RECORD EXTRACTS ::

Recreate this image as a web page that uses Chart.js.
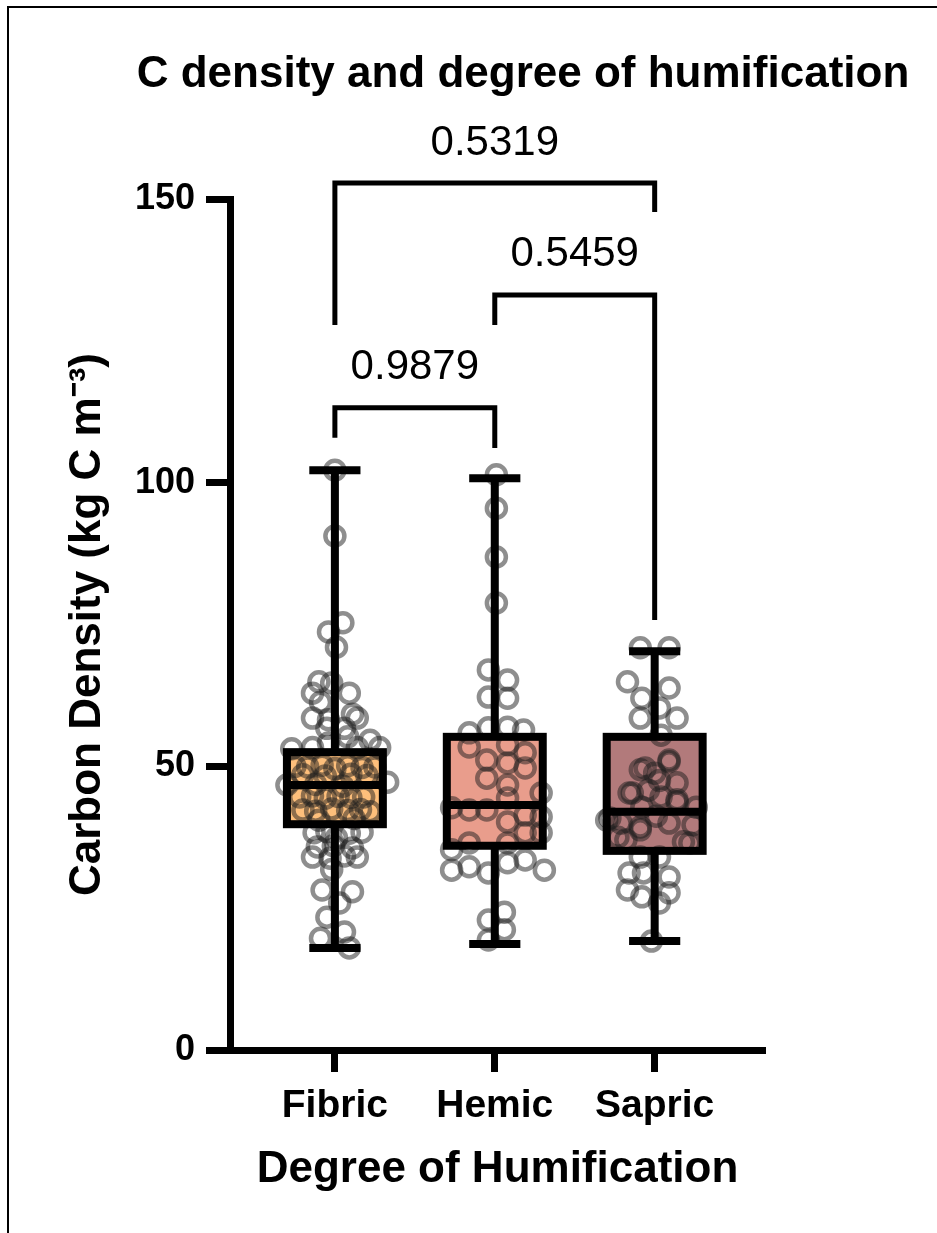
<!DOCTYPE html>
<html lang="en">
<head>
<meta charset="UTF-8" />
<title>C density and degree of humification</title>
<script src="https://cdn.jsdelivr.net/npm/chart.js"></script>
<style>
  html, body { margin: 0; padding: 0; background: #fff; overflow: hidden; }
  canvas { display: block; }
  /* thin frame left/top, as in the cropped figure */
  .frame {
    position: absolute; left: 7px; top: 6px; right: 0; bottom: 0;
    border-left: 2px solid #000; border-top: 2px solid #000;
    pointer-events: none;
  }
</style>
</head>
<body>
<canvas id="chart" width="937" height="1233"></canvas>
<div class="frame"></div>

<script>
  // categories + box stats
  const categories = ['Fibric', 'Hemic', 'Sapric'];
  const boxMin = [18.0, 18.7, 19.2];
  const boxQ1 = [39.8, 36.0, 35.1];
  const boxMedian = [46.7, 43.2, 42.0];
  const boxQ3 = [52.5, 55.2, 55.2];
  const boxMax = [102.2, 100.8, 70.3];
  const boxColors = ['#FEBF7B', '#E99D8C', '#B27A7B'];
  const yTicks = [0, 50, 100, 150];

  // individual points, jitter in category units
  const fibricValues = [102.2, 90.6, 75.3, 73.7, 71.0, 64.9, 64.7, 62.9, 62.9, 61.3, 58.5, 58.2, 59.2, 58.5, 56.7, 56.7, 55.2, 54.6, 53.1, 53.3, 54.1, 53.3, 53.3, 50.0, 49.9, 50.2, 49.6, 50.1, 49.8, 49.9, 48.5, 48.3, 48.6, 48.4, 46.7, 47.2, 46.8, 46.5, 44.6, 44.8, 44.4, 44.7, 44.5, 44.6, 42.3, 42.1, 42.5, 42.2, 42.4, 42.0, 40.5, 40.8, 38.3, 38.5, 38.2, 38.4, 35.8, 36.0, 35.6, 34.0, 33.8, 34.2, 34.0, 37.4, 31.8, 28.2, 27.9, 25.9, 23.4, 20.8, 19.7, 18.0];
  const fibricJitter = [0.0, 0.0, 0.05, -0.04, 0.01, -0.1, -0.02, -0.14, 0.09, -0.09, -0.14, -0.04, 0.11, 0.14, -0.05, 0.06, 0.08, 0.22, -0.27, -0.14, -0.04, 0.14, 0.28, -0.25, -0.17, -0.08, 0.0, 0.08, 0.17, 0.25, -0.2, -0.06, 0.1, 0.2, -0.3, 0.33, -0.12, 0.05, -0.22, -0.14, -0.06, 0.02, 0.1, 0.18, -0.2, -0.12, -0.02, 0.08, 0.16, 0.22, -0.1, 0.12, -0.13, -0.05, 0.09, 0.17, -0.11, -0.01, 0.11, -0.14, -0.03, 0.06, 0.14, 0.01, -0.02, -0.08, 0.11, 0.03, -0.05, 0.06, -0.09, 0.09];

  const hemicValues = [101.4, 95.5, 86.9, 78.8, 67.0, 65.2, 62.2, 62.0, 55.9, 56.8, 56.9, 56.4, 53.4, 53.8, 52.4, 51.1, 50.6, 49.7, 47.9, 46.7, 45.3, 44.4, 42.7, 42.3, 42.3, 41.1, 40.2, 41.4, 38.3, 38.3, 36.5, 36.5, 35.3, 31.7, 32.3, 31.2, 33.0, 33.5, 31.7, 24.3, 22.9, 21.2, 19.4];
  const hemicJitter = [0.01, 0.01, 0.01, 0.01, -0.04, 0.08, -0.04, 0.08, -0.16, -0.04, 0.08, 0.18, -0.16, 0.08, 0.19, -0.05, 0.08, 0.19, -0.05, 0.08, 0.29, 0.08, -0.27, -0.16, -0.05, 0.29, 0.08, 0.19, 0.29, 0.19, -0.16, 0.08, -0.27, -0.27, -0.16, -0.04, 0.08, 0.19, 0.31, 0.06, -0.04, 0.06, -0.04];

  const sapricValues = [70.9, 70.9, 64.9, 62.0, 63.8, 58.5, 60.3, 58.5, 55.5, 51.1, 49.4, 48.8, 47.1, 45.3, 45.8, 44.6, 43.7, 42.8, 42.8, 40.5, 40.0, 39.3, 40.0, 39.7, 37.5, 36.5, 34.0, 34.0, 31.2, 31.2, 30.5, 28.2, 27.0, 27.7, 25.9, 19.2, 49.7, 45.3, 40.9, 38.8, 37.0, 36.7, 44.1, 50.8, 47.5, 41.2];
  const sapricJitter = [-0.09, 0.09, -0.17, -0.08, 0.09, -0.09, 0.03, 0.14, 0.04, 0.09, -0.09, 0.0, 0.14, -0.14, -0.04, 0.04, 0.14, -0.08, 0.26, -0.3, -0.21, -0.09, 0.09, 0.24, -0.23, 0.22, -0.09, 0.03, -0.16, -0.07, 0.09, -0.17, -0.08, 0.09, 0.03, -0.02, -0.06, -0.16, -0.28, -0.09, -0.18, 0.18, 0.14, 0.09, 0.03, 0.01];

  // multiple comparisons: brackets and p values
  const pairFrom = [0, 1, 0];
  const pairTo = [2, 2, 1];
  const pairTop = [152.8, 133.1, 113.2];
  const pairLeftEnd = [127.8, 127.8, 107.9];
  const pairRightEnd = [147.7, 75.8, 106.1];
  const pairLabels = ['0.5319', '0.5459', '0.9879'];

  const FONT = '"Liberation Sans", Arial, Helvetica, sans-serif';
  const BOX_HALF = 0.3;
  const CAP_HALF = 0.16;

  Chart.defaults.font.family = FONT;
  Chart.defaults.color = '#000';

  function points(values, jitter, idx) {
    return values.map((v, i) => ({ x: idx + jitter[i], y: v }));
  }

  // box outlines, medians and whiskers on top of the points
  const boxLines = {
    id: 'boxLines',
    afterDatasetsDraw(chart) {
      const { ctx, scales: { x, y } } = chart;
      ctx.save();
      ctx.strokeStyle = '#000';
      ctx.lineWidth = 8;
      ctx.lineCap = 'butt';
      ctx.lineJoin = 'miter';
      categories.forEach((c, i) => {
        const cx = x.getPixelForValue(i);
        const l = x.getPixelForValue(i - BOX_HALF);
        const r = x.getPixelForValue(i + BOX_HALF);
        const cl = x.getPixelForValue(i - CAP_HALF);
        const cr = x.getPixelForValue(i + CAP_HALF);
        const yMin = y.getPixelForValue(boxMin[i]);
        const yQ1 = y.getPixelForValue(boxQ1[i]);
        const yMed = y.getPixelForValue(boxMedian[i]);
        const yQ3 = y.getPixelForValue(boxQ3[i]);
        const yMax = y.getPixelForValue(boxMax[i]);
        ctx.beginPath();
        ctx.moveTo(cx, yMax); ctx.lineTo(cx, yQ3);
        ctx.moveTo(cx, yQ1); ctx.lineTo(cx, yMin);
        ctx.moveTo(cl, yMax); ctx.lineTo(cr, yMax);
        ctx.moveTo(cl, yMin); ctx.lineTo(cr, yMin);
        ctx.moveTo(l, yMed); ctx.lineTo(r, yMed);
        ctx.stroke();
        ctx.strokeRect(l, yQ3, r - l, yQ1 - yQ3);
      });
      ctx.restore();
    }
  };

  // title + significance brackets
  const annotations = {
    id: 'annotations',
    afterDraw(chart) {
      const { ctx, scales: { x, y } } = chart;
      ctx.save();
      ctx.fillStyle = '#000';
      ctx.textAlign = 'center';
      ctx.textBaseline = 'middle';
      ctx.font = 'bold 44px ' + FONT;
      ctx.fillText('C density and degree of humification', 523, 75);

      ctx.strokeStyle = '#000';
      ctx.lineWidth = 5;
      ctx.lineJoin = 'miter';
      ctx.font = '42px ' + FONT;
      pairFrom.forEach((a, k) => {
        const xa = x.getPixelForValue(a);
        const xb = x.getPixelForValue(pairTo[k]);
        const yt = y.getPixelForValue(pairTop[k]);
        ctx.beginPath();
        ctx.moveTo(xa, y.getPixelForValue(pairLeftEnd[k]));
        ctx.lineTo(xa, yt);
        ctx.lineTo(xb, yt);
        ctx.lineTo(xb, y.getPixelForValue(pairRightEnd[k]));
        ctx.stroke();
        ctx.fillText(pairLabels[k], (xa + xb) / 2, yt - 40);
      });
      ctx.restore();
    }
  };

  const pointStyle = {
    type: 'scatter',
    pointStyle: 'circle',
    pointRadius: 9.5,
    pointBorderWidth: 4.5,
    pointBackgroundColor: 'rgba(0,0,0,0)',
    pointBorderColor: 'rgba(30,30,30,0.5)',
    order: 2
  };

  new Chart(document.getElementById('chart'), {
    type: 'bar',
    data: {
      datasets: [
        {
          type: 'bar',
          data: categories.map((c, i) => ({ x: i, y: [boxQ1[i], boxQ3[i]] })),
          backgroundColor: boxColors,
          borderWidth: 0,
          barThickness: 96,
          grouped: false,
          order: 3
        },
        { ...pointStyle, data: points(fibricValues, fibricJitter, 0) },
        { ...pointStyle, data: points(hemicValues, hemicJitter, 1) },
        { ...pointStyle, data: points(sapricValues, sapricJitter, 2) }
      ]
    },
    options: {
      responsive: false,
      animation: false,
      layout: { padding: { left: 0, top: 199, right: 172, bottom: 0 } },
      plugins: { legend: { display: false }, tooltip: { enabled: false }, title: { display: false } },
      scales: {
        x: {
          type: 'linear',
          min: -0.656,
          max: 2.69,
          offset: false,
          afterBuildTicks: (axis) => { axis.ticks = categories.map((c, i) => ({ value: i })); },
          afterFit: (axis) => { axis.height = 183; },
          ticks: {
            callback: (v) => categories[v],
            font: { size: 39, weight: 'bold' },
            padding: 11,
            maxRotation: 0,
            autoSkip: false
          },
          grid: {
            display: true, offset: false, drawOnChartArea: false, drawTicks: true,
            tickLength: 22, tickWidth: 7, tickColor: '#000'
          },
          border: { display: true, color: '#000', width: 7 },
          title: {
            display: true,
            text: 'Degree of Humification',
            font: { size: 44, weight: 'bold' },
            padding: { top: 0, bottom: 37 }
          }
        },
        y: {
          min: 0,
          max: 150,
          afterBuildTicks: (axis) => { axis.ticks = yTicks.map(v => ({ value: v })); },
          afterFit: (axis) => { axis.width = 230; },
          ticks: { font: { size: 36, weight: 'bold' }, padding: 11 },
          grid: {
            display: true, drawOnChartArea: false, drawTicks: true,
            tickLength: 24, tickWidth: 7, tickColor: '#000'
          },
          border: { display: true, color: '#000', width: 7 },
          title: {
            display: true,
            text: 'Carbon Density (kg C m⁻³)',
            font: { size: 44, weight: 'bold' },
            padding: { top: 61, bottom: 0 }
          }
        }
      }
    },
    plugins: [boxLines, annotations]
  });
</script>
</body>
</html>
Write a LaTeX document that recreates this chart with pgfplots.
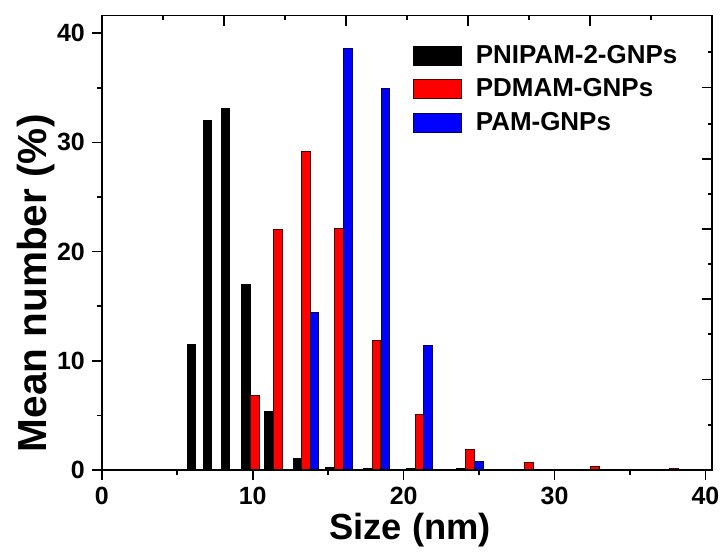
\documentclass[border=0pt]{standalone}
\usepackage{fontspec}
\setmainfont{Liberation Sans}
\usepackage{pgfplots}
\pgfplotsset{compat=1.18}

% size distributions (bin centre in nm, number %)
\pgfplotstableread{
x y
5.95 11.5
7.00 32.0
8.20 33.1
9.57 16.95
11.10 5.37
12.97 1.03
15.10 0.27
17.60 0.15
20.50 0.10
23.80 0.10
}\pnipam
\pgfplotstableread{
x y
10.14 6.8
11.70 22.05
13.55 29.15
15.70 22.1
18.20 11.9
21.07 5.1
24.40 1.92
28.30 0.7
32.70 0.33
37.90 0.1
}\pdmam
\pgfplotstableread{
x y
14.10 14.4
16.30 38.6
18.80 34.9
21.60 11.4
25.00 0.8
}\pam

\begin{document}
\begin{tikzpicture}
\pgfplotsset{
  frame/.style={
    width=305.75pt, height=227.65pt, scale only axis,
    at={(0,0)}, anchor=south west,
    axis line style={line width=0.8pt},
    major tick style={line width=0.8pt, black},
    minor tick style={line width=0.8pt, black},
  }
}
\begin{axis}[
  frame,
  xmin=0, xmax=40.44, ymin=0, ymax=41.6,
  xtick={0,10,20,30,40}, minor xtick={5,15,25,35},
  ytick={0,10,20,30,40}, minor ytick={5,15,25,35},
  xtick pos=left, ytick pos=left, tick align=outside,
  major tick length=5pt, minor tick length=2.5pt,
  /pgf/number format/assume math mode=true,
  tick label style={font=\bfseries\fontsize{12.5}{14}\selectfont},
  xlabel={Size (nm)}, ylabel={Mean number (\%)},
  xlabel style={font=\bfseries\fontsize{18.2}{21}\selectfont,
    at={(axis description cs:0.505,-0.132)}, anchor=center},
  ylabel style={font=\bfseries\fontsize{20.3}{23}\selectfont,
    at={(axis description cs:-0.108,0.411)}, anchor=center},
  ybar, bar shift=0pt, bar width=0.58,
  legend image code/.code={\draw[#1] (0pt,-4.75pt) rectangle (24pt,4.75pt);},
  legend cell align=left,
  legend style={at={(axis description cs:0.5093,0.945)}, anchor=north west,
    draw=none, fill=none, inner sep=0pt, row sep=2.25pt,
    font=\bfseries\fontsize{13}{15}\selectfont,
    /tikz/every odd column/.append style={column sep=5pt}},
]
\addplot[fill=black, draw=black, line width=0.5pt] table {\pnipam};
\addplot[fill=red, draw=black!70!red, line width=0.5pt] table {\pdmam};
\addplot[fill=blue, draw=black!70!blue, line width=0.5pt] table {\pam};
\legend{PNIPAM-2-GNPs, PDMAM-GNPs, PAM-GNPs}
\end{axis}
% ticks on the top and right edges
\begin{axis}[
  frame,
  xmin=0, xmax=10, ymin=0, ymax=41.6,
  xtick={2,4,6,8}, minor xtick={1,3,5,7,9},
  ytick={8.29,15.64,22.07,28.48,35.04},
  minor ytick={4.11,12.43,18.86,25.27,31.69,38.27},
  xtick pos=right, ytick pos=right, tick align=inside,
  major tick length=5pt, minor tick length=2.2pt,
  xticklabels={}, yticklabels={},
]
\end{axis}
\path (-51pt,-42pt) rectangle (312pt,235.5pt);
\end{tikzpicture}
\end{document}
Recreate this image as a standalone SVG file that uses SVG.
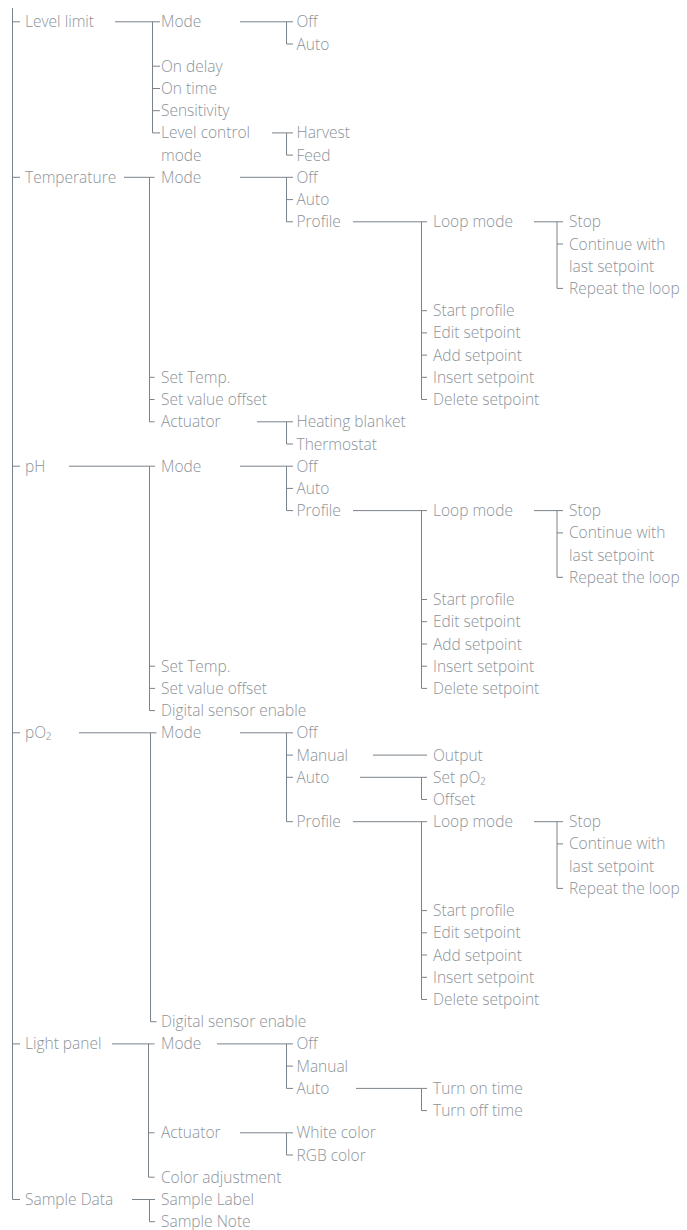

SET PROBLEM ::
Identify lines with the string "this". Copy each one.

REPLY TO THE EXERCISE ::
Recreate this image as a web page that uses Chart.js.
Write a LaTeX document that recreates this chart with pgfplots.
Recreate this image as a standalone SVG file that uses SVG.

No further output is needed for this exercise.